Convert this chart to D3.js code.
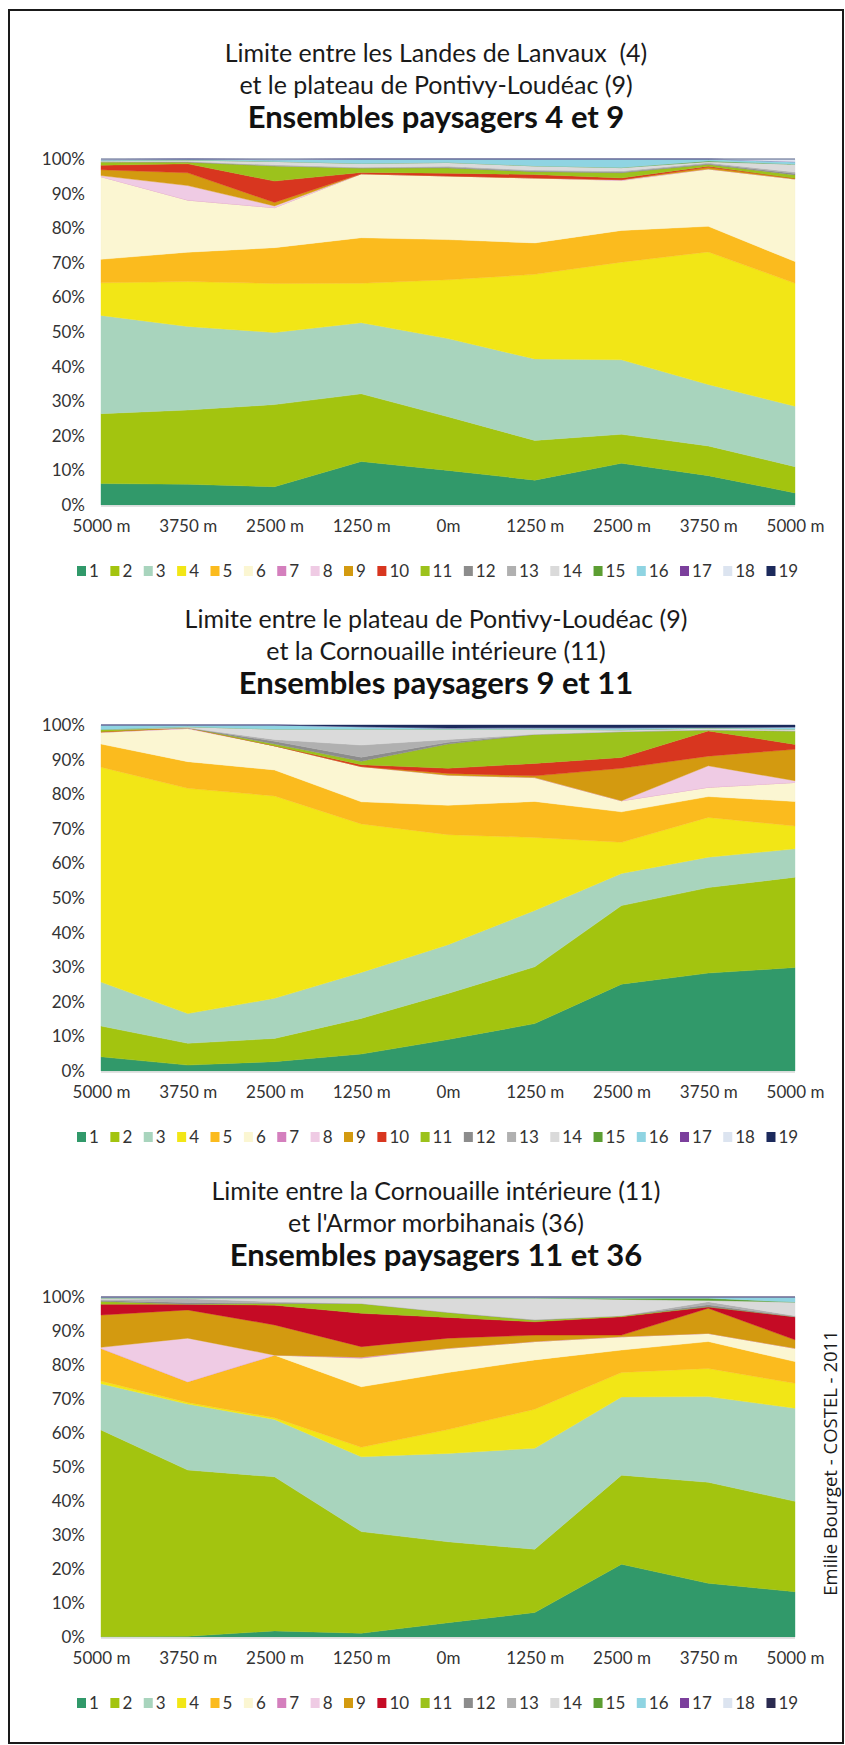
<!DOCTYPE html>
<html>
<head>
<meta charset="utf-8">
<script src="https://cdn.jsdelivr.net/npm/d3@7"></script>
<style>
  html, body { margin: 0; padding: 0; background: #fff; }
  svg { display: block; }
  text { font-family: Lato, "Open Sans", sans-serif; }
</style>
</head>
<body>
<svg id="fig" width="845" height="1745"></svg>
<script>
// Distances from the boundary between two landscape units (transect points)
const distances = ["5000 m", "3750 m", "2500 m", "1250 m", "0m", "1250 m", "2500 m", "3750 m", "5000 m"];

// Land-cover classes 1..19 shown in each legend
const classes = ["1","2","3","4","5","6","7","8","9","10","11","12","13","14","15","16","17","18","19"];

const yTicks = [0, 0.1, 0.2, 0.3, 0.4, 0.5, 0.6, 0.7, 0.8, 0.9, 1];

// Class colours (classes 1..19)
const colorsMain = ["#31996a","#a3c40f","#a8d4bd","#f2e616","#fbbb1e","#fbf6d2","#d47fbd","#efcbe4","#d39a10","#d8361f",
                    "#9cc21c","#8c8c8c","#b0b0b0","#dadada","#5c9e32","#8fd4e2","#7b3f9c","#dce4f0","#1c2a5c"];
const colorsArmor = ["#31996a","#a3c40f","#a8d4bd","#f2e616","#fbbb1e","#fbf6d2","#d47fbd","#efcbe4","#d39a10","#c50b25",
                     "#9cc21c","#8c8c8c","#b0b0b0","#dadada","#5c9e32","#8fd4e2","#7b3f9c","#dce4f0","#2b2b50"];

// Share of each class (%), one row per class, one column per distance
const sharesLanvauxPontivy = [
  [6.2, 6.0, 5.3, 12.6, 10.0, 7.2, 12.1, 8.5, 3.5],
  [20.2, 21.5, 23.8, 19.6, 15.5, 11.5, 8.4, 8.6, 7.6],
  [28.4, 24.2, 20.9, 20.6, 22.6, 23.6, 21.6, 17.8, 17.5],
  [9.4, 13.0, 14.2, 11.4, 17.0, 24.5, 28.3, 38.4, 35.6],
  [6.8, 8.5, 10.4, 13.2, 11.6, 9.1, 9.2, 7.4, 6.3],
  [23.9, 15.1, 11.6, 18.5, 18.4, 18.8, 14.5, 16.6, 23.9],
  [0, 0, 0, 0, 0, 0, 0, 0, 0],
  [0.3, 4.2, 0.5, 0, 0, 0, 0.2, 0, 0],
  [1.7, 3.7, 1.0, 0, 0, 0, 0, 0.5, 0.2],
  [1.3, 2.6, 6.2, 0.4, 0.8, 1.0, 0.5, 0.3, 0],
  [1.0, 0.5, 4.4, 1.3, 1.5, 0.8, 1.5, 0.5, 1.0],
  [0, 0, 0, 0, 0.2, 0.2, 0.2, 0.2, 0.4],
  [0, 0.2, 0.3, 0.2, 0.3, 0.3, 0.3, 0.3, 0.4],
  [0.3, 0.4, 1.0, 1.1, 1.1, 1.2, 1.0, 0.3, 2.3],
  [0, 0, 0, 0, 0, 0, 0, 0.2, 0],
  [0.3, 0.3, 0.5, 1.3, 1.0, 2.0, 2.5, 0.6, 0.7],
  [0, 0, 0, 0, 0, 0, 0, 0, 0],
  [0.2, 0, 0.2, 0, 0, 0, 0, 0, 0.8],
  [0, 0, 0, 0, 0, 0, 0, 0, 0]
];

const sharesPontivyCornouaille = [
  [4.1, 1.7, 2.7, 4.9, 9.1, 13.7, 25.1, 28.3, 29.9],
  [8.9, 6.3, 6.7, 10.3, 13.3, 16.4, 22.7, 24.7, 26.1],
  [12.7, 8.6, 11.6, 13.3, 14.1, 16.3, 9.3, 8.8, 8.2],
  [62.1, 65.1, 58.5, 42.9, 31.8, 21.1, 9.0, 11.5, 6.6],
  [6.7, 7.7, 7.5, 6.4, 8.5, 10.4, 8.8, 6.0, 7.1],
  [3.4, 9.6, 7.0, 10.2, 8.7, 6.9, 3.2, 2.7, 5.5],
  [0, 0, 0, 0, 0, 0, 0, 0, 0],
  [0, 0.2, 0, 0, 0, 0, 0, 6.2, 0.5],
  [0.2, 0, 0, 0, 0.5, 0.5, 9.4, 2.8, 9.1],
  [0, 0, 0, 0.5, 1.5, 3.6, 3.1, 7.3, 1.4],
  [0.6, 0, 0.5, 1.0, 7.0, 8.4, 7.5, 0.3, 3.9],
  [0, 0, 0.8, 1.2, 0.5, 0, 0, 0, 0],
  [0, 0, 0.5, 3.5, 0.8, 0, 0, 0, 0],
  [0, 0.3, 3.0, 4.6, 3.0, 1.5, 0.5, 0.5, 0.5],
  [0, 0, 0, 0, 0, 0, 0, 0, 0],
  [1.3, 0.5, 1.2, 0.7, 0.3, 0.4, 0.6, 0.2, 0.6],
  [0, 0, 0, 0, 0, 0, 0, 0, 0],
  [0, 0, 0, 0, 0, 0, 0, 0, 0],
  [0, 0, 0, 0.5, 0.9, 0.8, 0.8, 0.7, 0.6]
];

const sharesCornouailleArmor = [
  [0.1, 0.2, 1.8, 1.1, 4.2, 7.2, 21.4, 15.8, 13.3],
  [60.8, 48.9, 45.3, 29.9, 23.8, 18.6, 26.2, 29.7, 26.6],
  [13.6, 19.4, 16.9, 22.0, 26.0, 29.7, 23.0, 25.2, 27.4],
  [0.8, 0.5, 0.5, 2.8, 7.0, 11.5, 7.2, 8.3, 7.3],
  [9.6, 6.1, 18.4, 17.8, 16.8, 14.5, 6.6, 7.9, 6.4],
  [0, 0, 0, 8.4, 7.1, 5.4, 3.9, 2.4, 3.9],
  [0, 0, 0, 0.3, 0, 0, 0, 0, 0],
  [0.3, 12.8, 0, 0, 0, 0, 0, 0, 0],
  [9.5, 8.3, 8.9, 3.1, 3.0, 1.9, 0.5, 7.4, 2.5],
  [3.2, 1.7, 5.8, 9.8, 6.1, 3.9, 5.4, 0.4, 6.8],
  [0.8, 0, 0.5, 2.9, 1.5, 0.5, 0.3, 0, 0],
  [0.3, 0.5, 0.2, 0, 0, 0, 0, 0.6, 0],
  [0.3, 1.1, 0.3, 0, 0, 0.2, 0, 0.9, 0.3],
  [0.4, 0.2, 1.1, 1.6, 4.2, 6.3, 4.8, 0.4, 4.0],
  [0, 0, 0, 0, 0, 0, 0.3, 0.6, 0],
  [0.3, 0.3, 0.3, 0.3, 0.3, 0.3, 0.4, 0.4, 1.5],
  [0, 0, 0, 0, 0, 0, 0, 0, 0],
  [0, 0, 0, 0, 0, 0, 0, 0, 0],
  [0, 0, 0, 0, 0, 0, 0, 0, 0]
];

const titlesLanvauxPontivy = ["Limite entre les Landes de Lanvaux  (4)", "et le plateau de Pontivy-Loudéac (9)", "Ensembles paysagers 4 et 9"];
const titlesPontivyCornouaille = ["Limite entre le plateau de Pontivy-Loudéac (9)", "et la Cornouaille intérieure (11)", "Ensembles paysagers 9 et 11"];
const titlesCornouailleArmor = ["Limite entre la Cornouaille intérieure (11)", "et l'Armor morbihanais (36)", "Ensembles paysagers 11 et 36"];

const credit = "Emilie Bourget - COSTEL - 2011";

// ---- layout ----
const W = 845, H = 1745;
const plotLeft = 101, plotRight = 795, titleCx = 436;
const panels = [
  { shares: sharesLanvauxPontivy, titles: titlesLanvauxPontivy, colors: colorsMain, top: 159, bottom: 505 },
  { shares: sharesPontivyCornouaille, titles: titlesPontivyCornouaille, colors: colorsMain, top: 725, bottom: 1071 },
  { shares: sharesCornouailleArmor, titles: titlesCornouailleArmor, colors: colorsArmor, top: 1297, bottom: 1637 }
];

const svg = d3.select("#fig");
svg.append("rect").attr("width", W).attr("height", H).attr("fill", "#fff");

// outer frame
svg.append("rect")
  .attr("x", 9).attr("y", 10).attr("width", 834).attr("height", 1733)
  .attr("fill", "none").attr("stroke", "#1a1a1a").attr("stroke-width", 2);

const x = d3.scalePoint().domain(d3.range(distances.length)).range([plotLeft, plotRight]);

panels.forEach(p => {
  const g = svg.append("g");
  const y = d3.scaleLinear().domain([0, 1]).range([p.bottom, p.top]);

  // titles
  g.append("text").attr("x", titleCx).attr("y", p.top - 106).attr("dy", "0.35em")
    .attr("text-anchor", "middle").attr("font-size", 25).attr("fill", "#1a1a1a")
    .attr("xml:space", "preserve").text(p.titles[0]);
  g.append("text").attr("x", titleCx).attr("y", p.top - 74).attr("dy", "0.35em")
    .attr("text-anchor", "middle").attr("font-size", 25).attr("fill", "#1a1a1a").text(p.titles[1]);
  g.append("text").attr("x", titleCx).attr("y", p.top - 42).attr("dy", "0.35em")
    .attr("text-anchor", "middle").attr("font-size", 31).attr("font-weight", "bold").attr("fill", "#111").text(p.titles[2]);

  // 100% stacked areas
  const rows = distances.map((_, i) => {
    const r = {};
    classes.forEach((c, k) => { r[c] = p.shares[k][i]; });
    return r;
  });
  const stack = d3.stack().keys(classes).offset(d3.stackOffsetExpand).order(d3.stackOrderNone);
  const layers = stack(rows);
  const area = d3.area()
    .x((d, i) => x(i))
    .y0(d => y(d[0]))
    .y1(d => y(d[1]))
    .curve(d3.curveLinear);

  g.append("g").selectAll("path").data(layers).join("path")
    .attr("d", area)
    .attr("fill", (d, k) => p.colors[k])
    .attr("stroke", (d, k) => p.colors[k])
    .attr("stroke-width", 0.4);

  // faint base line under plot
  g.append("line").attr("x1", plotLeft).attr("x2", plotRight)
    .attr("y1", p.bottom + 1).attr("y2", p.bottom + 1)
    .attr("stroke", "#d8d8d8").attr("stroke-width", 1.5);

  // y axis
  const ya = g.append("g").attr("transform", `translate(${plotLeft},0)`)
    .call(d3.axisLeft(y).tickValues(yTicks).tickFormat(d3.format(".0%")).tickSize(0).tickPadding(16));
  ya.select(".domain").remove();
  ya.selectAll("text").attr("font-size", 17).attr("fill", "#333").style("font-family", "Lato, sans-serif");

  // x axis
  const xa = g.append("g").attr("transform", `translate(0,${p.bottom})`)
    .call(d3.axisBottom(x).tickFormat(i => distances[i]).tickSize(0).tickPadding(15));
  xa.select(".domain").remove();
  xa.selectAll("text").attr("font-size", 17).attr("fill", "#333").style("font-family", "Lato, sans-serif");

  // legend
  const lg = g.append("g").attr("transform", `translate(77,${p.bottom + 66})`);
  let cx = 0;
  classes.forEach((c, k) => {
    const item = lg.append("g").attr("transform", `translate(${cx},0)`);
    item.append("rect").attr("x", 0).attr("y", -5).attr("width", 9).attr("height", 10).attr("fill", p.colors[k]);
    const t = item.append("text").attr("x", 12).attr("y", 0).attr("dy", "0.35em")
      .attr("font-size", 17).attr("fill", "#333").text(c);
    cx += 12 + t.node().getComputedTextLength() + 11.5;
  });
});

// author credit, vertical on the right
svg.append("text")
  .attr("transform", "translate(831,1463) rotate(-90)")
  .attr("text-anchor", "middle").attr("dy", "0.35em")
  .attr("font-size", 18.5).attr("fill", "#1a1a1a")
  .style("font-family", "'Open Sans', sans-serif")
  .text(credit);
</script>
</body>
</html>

◆ ◆ ◆

● **Goal of the exercise**:
Repeat only the lines from the beginning of the material through the line containing "0.8, 0.9, 1];", both ends kept, leaving pictures out.

● **Answer to the problem**:
Convert this chart to D3.js code.
<!DOCTYPE html>
<html>
<head>
<meta charset="utf-8">
<script src="https://cdn.jsdelivr.net/npm/d3@7"></script>
<style>
  html, body { margin: 0; padding: 0; background: #fff; }
  svg { display: block; }
  text { font-family: Lato, "Open Sans", sans-serif; }
</style>
</head>
<body>
<svg id="fig" width="845" height="1745"></svg>
<script>
// Distances from the boundary between two landscape units (transect points)
const distances = ["5000 m", "3750 m", "2500 m", "1250 m", "0m", "1250 m", "2500 m", "3750 m", "5000 m"];

// Land-cover classes 1..19 shown in each legend
const classes = ["1","2","3","4","5","6","7","8","9","10","11","12","13","14","15","16","17","18","19"];

const yTicks = [0, 0.1, 0.2, 0.3, 0.4, 0.5, 0.6, 0.7, 0.8, 0.9, 1];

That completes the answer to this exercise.